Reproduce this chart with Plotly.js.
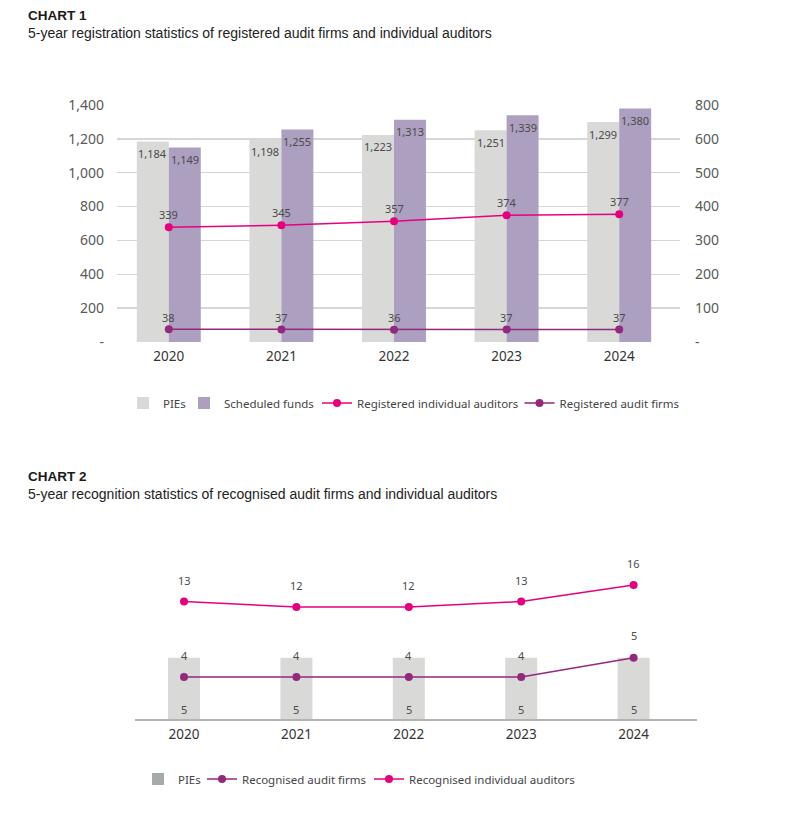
<!DOCTYPE html>
<html>
<head>
<meta charset="utf-8">
<script src="https://cdn.plot.ly/plotly-3.0.1.min.js"></script>
<style>
  html, body { margin: 0; padding: 0; background: #ffffff; }
  #chart { width: 801px; height: 828px; }
  #err { position: absolute; left: 5px; top: 440px; font: 11px monospace; color: red; }
</style>
</head>
<body>
<div id="chart"></div>
<div id="err"></div>
<script>
window.onerror = function (m) { document.getElementById('err').textContent += ' ' + m; };
// ---------- DATA ----------
// Chart 1: registration statistics
const years = ['2020', '2021', '2022', '2023', '2024'];
const piesRegistered = [1184, 1198, 1223, 1251, 1299];
const scheduledFunds = [1149, 1255, 1313, 1339, 1380];
const registeredIndividualAuditors = [339, 345, 357, 374, 377];
const registeredAuditFirms = [38, 37, 36, 37, 37];
const leftTickVals = [0, 200, 400, 600, 800, 1000, 1200, 1400];
const leftTickText = ['-', '200', '400', '600', '800', '1,000', '1,200', '1,400'];
const rightTickVals = [0, 100, 200, 300, 400, 500, 600, 700];
const rightTickText = ['-', '100', '200', '300', '400', '500', '600', '800'];

// Chart 2: recognition statistics
const piesRecognised = [5, 5, 5, 5, 5];
const recognisedAuditFirms = [4, 4, 4, 4, 5];
const recognisedIndividualAuditors = [13, 12, 12, 13, 16];

// ---------- HELPERS ----------
const W = 801, H = 828;
const px = v => v / W;
const py = v => 1 - v / H;
const fmt = n => n.toLocaleString('en-US');

const FONT = 'Noto Sans, Open Sans, DejaVu Sans, sans-serif';
const TITLE_FONT = 'Liberation Sans, Arial, Helvetica, sans-serif';
const C_PIE = '#d9d9d8';
const C_FUND = '#ad9fc0';
const C_IND = '#e6007e';
const C_FIRM = '#93297c';
const C_TEXT = '#4a4a4a';

// ---------- TRACES ----------
const barW = 0.284;
const traces = [
  {
    type: 'bar', name: 'PIEs', x: years, y: piesRegistered,
    xaxis: 'x', yaxis: 'y', width: barW, offset: -barW,
    marker: { color: C_PIE }, legend: 'legend'
  },
  {
    type: 'bar', name: 'Scheduled funds', x: years, y: scheduledFunds,
    xaxis: 'x', yaxis: 'y', width: barW, offset: 0,
    marker: { color: C_FUND }, legend: 'legend3'
  },
  {
    type: 'scatter', mode: 'lines+markers', name: 'Registered individual auditors',
    x: years, y: registeredIndividualAuditors, xaxis: 'x', yaxis: 'y2',
    line: { color: C_IND, width: 1.5 }, marker: { color: C_IND, size: 8 }, legend: 'legend4'
  },
  {
    type: 'scatter', mode: 'lines+markers', name: 'Registered audit firms',
    x: years, y: registeredAuditFirms, xaxis: 'x', yaxis: 'y2',
    line: { color: C_FIRM, width: 1.5 }, marker: { color: C_FIRM, size: 8 }, legend: 'legend5'
  },
  // Chart 2
  {
    type: 'bar', name: 'PIEs', x: years, y: piesRecognised,
    xaxis: 'x2', yaxis: 'y3', width: 0.285,
    marker: { color: C_PIE }, showlegend: false
  },
  {
    // legend-only swatch (no visible mark): the reference legend uses a darker grey
    type: 'bar', name: 'PIEs', x: years, y: years.map(() => null),
    xaxis: 'x2', yaxis: 'y3', marker: { color: '#a4aba8' }, legend: 'legend2'
  },
  {
    type: 'scatter', mode: 'lines+markers', name: 'Recognised audit firms',
    x: years, y: recognisedAuditFirms, xaxis: 'x2', yaxis: 'y4',
    line: { color: C_FIRM, width: 1.5 }, marker: { color: C_FIRM, size: 8 }, legend: 'legend6'
  },
  {
    type: 'scatter', mode: 'lines+markers', name: 'Recognised individual auditors',
    x: years, y: recognisedIndividualAuditors, xaxis: 'x2', yaxis: 'y5',
    line: { color: C_IND, width: 1.5 }, marker: { color: C_IND, size: 8 }, legend: 'legend7'
  }
];

// ---------- ANNOTATIONS ----------
const annotations = [
  { xref: 'paper', yref: 'paper', x: px(26), y: py(16), xanchor: 'left', yanchor: 'middle',
    text: '<b>CHART 1</b>', showarrow: false, font: { family: TITLE_FONT, size: 13.5, color: '#1a1a1a' } },
  { xref: 'paper', yref: 'paper', x: px(26), y: py(33), xanchor: 'left', yanchor: 'middle',
    text: '5-year registration statistics of registered audit firms and individual auditors',
    showarrow: false, font: { family: TITLE_FONT, size: 14, color: '#222' } },
  { xref: 'paper', yref: 'paper', x: px(26), y: py(476.5), xanchor: 'left', yanchor: 'middle',
    text: '<b>CHART 2</b>', showarrow: false, font: { family: TITLE_FONT, size: 13.5, color: '#1a1a1a' } },
  { xref: 'paper', yref: 'paper', x: px(26), y: py(493.5), xanchor: 'left', yanchor: 'middle',
    text: '5-year recognition statistics of recognised audit firms and individual auditors',
    showarrow: false, font: { family: TITLE_FONT, size: 14, color: '#222' } }
];

function lbl(xref, yref, xi, yv, text, xshift, yshift) {
  return { xref: xref, yref: yref, x: xi, y: yv, xshift: xshift, yshift: yshift,
    text: text, showarrow: false, xanchor: 'center', yanchor: 'middle',
    font: { family: FONT, size: 11, color: C_TEXT } };
}
years.forEach((yr, i) => {
  annotations.push(lbl('x', 'y', i, piesRegistered[i], fmt(piesRegistered[i]), -16, -12));
  annotations.push(lbl('x', 'y', i, scheduledFunds[i], fmt(scheduledFunds[i]), 16, -12));
  annotations.push(lbl('x', 'y2', i, registeredIndividualAuditors[i], fmt(registeredIndividualAuditors[i]), 0, 13));
  annotations.push(lbl('x', 'y2', i, registeredAuditFirms[i], fmt(registeredAuditFirms[i]), 0, 12));
  annotations.push(lbl('x2', 'y3', i, 0, String(piesRecognised[i]), 0, 10));
  annotations.push(lbl('x2', 'y4', i, recognisedAuditFirms[i], String(recognisedAuditFirms[i]), 0, 22));
  annotations.push(lbl('x2', 'y5', i, recognisedIndividualAuditors[i], String(recognisedIndividualAuditors[i]), 0, 21));
});

// ---------- LAYOUT ----------
const tickFont = { family: FONT, size: 14, color: '#595959' };
const yearFont = { family: FONT, size: 13.5, color: '#333333' };
const legFont = { family: FONT, size: 11.5, color: '#444' };
function leg(xPix, yPix) {
  return { orientation: 'h', x: px(xPix), xanchor: 'left', y: py(yPix), yanchor: 'middle',
    font: legFont, bgcolor: 'rgba(0,0,0,0)' };
}

const layout = {
  width: W, height: H,
  margin: { l: 0, r: 0, t: 0, b: 0, pad: 0 },
  paper_bgcolor: '#ffffff', plot_bgcolor: 'rgba(0,0,0,0)',
  barmode: 'overlay',
  hovermode: false,
  font: { family: FONT, color: C_TEXT },
  xaxis: {
    domain: [px(117), px(680)], anchor: 'y', type: 'category',
    range: [-0.46, 4.54], showgrid: false, showline: false, zeroline: false,
    ticks: '', tickfont: yearFont, ticklabelstandoff: 4, fixedrange: true
  },
  yaxis: {
    domain: [py(342), py(105)], anchor: 'x', range: [0, 1400],
    tickmode: 'array', tickvals: leftTickVals, ticktext: leftTickText,
    showgrid: true, gridcolor: '#d6d6d6', gridwidth: 1.5, zeroline: false, showline: false,
    ticks: '', tickfont: tickFont, ticklabelstandoff: 12, fixedrange: true
  },
  yaxis2: {
    overlaying: 'y', side: 'right', anchor: 'x', range: [0, 700],
    tickmode: 'array', tickvals: rightTickVals, ticktext: rightTickText,
    showgrid: false, zeroline: false, showline: false,
    ticks: '', tickfont: tickFont, ticklabelstandoff: 14, fixedrange: true
  },
  xaxis2: {
    domain: [px(135), px(697)], anchor: 'y3', type: 'category',
    range: [-0.436, 4.564], showgrid: false, zeroline: false,
    showline: true, linecolor: '#b3b3b3', linewidth: 1.5,
    ticks: '', tickfont: yearFont, ticklabelstandoff: 2, fixedrange: true
  },
  yaxis3: {
    domain: [py(719.3), py(560)], anchor: 'x2', range: [0, 12.93], visible: false, fixedrange: true
  },
  yaxis4: {
    overlaying: 'y3', anchor: 'x2', range: [1.81, 10.06], visible: false, fixedrange: true
  },
  yaxis5: {
    overlaying: 'y3', anchor: 'x2', range: [-8.42, 20.54], visible: false, fixedrange: true
  },
  legend: leg(123, 403),
  legend3: leg(184, 403),
  legend4: leg(317, 403),
  legend5: leg(519.5, 403),
  legend2: leg(138, 779),
  legend6: leg(202, 779),
  legend7: leg(369, 779),
  annotations: annotations
};

Plotly.newPlot('chart', traces, layout, { staticPlot: true, displayModeBar: false })
  .catch(e => { document.getElementById('err').textContent += ' ' + e; });
</script>
</body>
</html>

☆ ☆ ☆

Leave out the pictures and restate, word for word, the lines from the top of the data through the line containing "const fmt = n => n.toLocaleString('en-US');", both included.

## Exercise response
Reproduce this chart with Plotly.js.
<!DOCTYPE html>
<html>
<head>
<meta charset="utf-8">
<script src="https://cdn.plot.ly/plotly-3.0.1.min.js"></script>
<style>
  html, body { margin: 0; padding: 0; background: #ffffff; }
  #chart { width: 801px; height: 828px; }
  #err { position: absolute; left: 5px; top: 440px; font: 11px monospace; color: red; }
</style>
</head>
<body>
<div id="chart"></div>
<div id="err"></div>
<script>
window.onerror = function (m) { document.getElementById('err').textContent += ' ' + m; };
// ---------- DATA ----------
// Chart 1: registration statistics
const years = ['2020', '2021', '2022', '2023', '2024'];
const piesRegistered = [1184, 1198, 1223, 1251, 1299];
const scheduledFunds = [1149, 1255, 1313, 1339, 1380];
const registeredIndividualAuditors = [339, 345, 357, 374, 377];
const registeredAuditFirms = [38, 37, 36, 37, 37];
const leftTickVals = [0, 200, 400, 600, 800, 1000, 1200, 1400];
const leftTickText = ['-', '200', '400', '600', '800', '1,000', '1,200', '1,400'];
const rightTickVals = [0, 100, 200, 300, 400, 500, 600, 700];
const rightTickText = ['-', '100', '200', '300', '400', '500', '600', '800'];

// Chart 2: recognition statistics
const piesRecognised = [5, 5, 5, 5, 5];
const recognisedAuditFirms = [4, 4, 4, 4, 5];
const recognisedIndividualAuditors = [13, 12, 12, 13, 16];

// ---------- HELPERS ----------
const W = 801, H = 828;
const px = v => v / W;
const py = v => 1 - v / H;
const fmt = n => n.toLocaleString('en-US');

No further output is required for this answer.